Joanna was the first person to introduce us to the idea of humanizing, accompanying, and complicating the issues on the border.

It was such a natural outline I began to think about how that framework should be used in each story we tell. For example when I talk about my little sister as someone with a disability rather than as a disabled person, I am humanizing her. Her disability is a part of who she is but it is not all that she is. In the same fashion when talking about someone who has been deported, it’s important to remember that they have inherent human dignity, which should be implicit in any retelling of their story. They have been deported but that is only one part of their history, not its entirety.

After seriously considering the idea of the humanize, accompany, and complicate framework, I realized that it’s the way all stories about people should be understood. When I was a younger my pastor put a significant emphasis on learning how to listen deeply. Listening deeply implies that the listener isn’t thinking about how they will respond to the speaker but rather the listener is genuinely engaged with the speaker’s narrative.

While the bottom line is that the general audience will get what they want out of a story, its incredibly important to build every story off this framework. Even in fictional writing, telling a tale about a person without humanizing them makes it impossible for the intended audience to reap the message. Harry Potter wouldn’t be much of a story if all we knew about him was that he was an orphan.

Although our documentary veered off this track later in the week, because it was originally built with that outline, the story accomplishes those goals. It tells a story that we as a Jesuit university can be proud of because it maintains the principle of inherent human dignity in all persons.

Celebrating the Bond

The ride home in our van was quiet (and by quiet I mean I was asleep for most of the ride and probably couldn’t tell you whether it was noisy or not).

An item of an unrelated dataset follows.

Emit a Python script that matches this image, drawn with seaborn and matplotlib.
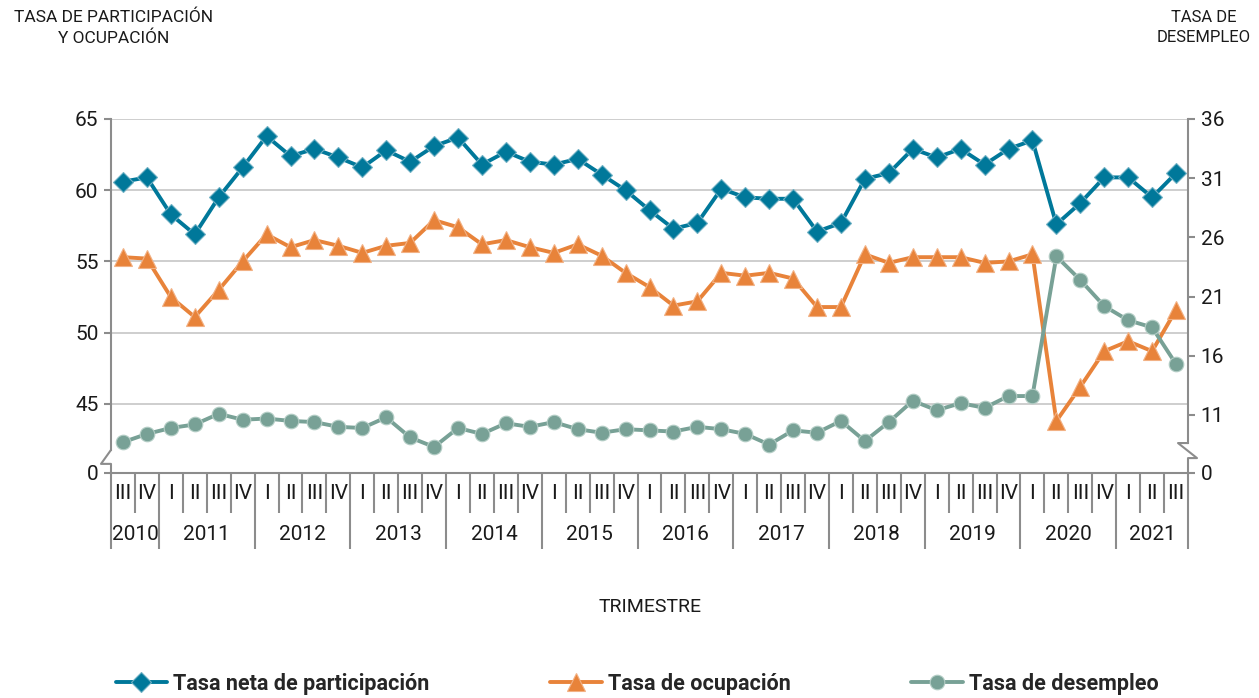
import numpy as np
import pandas as pd
import seaborn as sns
import matplotlib
matplotlib.use("Agg")
import matplotlib.pyplot as plt

# quarters from 2010-III to 2021-III
quarters = ["III", "IV"] + ["I", "II", "III", "IV"] * 10 + ["I", "II", "III"]
years = ["2010", "2011", "2012", "2013", "2014", "2015", "2016", "2017",
         "2018", "2019", "2020", "2021"]
quarters_per_year = [2, 4, 4, 4, 4, 4, 4, 4, 4, 4, 4, 3]

# values
participacion = [60.6, 60.9, 58.3, 56.9, 59.5, 61.6, 63.8, 62.4, 62.9, 62.3,
                 61.6, 62.8, 62.0, 63.1, 63.7, 61.8, 62.7, 62.0, 61.8, 62.2,
                 61.1, 60.0, 58.6, 57.3, 57.7, 60.1, 59.5, 59.4, 59.4, 57.1,
                 57.7, 60.8, 61.2, 62.9, 62.3, 62.9, 61.8, 62.9, 63.5, 57.6,
                 59.1, 60.9, 60.9, 59.5, 61.2]
ocupacion = [55.3, 55.2, 52.5, 51.1, 53.0, 55.0, 56.9, 56.0, 56.5, 56.1,
             55.6, 56.1, 56.3, 57.9, 57.4, 56.2, 56.5, 56.0, 55.6, 56.2,
             55.4, 54.2, 53.2, 51.9, 52.2, 54.2, 54.0, 54.2, 53.8, 51.8,
             51.8, 55.5, 54.9, 55.3, 55.3, 55.3, 54.9, 55.0, 55.5, 43.8,
             46.2, 48.7, 49.4, 48.7, 51.6]
desempleo = [8.7, 9.4, 9.9, 10.2, 11.1, 10.6, 10.7, 10.5, 10.4, 10.0,
             9.9, 10.8, 9.1, 8.3, 9.9, 9.4, 10.3, 10.0, 10.4, 9.8,
             9.5, 9.8, 9.7, 9.6, 10.0, 9.8, 9.4, 8.5, 9.7, 9.5,
             10.5, 8.8, 10.4, 12.2, 11.4, 12.0, 11.6, 12.6, 12.6, 24.4,
             22.4, 20.2, 19.0, 18.4, 15.3]

left_ticks = [45, 50, 55, 60, 65]
right_ticks = [11, 16, 21, 26, 31, 36]

BLUE = "#00789a"
ORANGE = "#e8833a"
GREEN = "#78a196"
AXIS = "#8c8c8c"
TEXT = "#1a1a1a"

sns.set_theme(style="white")
plt.rcParams["font.family"] = ["Roboto", "DejaVu Sans"]

df = pd.DataFrame({
    "pos": np.arange(len(quarters)),
    "participacion": participacion,
    "ocupacion": ocupacion,
    "desempleo": desempleo,
})

fig, ax = plt.subplots(figsize=(12.59, 6.98), dpi=100)
fig.subplots_adjust(left=111 / 1259, right=1188 / 1259,
                    top=1 - 119 / 698, bottom=1 - 473 / 698)
ax2 = ax.twinx()

sns.lineplot(data=df, x="pos", y="participacion", ax=ax, color=BLUE,
             marker="D", markersize=10, linewidth=2.8,
             markeredgecolor="#6fb0c4", markeredgewidth=0.8,
             label="Tasa neta de participación")
sns.lineplot(data=df, x="pos", y="ocupacion", ax=ax, color=ORANGE,
             marker="^", markersize=13, linewidth=2.8,
             markeredgecolor="#f2b184", markeredgewidth=0.8,
             label="Tasa de ocupación")
sns.lineplot(data=df, x="pos", y="desempleo", ax=ax2, color=GREEN,
             marker="o", markersize=10.5, linewidth=2.8,
             markeredgecolor="#b3cdc5", markeredgewidth=0.8,
             label="Tasa de desempleo")

# broken axes: bottom of each scale stands for 0
lo_left, lo_right = 40.15, 6.1
ax.set_ylim(lo_left, 65)
ax2.set_ylim(lo_right, 36)
ax.set_xlim(-0.5, len(quarters) - 0.5)

ax.set_yticks([lo_left] + left_ticks)
ax.set_yticklabels(["0"] + [str(t) for t in left_ticks])
ax2.set_yticks([lo_right] + right_ticks)
ax2.set_yticklabels(["0"] + [str(t) for t in right_ticks])

ax.grid(axis="y", color="#c6c6c6", linewidth=1.2)
ax.grid(axis="x", visible=False)
ax2.grid(False)
ax.set_axisbelow(True)

for a in (ax, ax2):
    for s in a.spines.values():
        s.set_visible(False)
    a.set_xlabel("")
    a.set_ylabel("")

ax.spines["bottom"].set_visible(True)
ax.spines["bottom"].set_color(AXIS)
ax.spines["bottom"].set_linewidth(1.5)
ax.spines["left"].set_visible(True)
ax.spines["left"].set_color(AXIS)
ax.spines["left"].set_linewidth(1.5)
ax.spines["left"].set_bounds(41.77, 65)
ax2.spines["right"].set_visible(True)
ax2.spines["right"].set_color(AXIS)
ax2.spines["right"].set_linewidth(1.5)
ax2.spines["right"].set_bounds(8.63, 36)

# zig-zag break marks
tl = ax.get_yaxis_transform()
ax.plot([0, -10 / 1077, 0, 0], [41.77, 40.79, 40.79, lo_left], transform=tl,
        color=AXIS, linewidth=1.5, clip_on=False)
tr = ax2.get_yaxis_transform()
ax2.plot([1, 1 - 10 / 1077, 1 + 9 / 1077, 1, 1], [8.63, 8.63, 7.36, 7.36, lo_right],
         transform=tr, color=AXIS, linewidth=1.5, clip_on=False)

ax.tick_params(axis="y", which="major", left=True, length=5, width=1.5,
               color=AXIS, labelsize=15, pad=4, labelcolor=TEXT)
ax2.tick_params(axis="y", which="major", right=True, length=5, width=1.5,
                color=AXIS, labelsize=15, pad=4, labelcolor=TEXT)

# x axis: quarter separators (minor) and year separators (major)
bounds = np.arange(len(quarters) + 1) - 0.5
year_edges = np.concatenate([[0], np.cumsum(quarters_per_year)]) - 0.5
ax.set_xticks(year_edges)
ax.set_xticklabels([])
ax.set_xticks(bounds, minor=True)
ax.tick_params(axis="x", which="major", bottom=True, direction="out",
               length=54.7, width=1.5, color=AXIS)
ax.tick_params(axis="x", which="minor", bottom=True, direction="out",
               length=28.8, width=1.5, color=AXIS)

for i, q in enumerate(quarters):
    ax.annotate(q, xy=(i, 0), xycoords=("data", "axes fraction"),
                xytext=(0, -15), textcoords="offset points",
                ha="center", va="center", fontsize=15, color=TEXT)
for k, y in enumerate(years):
    mid = (year_edges[k] + year_edges[k + 1]) / 2
    ax.annotate(y, xy=(mid, 0), xycoords=("data", "axes fraction"),
                xytext=(0, -44.6), textcoords="offset points",
                ha="center", va="center", fontsize=15, color=TEXT)

# axis titles
fig.text(114 / 1259, 1 - 10 / 698, "TASA DE PARTICIPACIÓN\nY OCUPACIÓN",
         ha="center", va="top", fontsize=12.5, linespacing=1.4, color=TEXT)
fig.text(1204 / 1259, 1 - 10 / 698, "TASA DE\nDESEMPLEO",
         ha="center", va="top", fontsize=12, linespacing=1.45, color=TEXT)
fig.text(650 / 1259, 1 - 607 / 698, "TRIMESTRE", ha="center", va="center",
         fontsize=14, color=TEXT)

# legend below
h1, l1 = ax.get_legend_handles_labels()
h2, l2 = ax2.get_legend_handles_labels()
for a in (ax, ax2):
    if a.get_legend() is not None:
        a.get_legend().remove()
fig.legend(h1 + h2, l1 + l2, loc="center", bbox_to_anchor=(0.506, 1 - 684 / 698),
           ncol=3, frameon=False, columnspacing=5.6, handlelength=2.4,
           handletextpad=0.28, prop={"weight": "bold", "size": 15.5})

fig.savefig("out.png", dpi=100)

But during the moments I was awake and even the ones where I wasn’t, the camaraderie between everyone was unmistakable. As we sat at Dr. Zuegner’s friend’s house, we told jokes and laughed with one another like we’d known each other for years instead of just a few weeks.

For better or for worse our shared experience on this trip was a bonding agent and I like to think it was for the better. Over the two weeks in Arizona we saw each other through some good times and some hard times. We cried and laughed, we talked about the afterlife and Dr. O’Keefe’s love of Taylor Swift. We’ve practiced meditation beside a lake and learned about some of the terrifying situations migrants face.

IMG_1574
Getting ready to leave Arizona we went to a wild life preserve.

In my experience bonds like the one our class has aren’t built by casual interactions. They are built on the foundation of something arduous. In our case it was immigration. Watching the dehumanization on both sides of the border is difficult to say the least and yet our group handled it by being there for one another. At night we sang and danced. We played mafia and tenzi. We bonded by being vulnerable with one another whether in games or reflections or even just discussing what we had seen and heard that day.

That bond is what makes the trip home so bittersweet. When we get home we’ll be pulled back into our routine. We’ll continue to meet and sing the coyote song until our rough cut is finished and then we will go our separate ways.

There is no walking away from a trip like this without feeling some sadness at the prospect of it ending. When we get home there will be no playing mafia together in the evening or dancing to Dr. Zuegner’s excellent playlists. There will be only the knowledge that we are tied together by an experience inexplicable to those who have never built friendships in rough terrain, so to speak.

I feel close to each and every person in our group. I am glad to have shared the hard times and the good times over those two weeks with this specific group of people. I know that each of them will carry a place in my heart for a long time to come.

Going Home

There is always a question that remains when I leave a retreat, a mission trip, or a pilgrimage: what now? It’s so easy to ponder and pray about these big picture problems when I’m immersed in the problems directly, but then I go home, and I am pulled right back into the old cycle of my daily life. Usually, it is hard for me to adjust.

Obviously, I can’t serve migrants breakfast from Omaha, so I focused on finding something that I could bring back. I’ve touched on this idea before, but I think it’s something that is always relevant, so I will mention it again. Compassion and mercy are not complicated. Migrants are technically breaking laws. Now, they are breaking laws that I don’t think are fair and will hopefully change, but they are breaking laws. If I look at these people as criminals without learning who they are or why they did what they did, I am missing the heart of the example Jesus set for us. He did not find the righteous and pat them on the back. He sought out the sinners, and showed they mercy and compassion. We are called to do the same. This extends past the migrant. This applies to every human we encounter.

I’ve kept this concept in the back of my mind on our journey home, and I hope the more I work at it, the more I can emulate Jesus.

This is an unfinished painting of Mary by a migrant at KBI.
This is an unfinished painting of Mary by a migrant at KBI.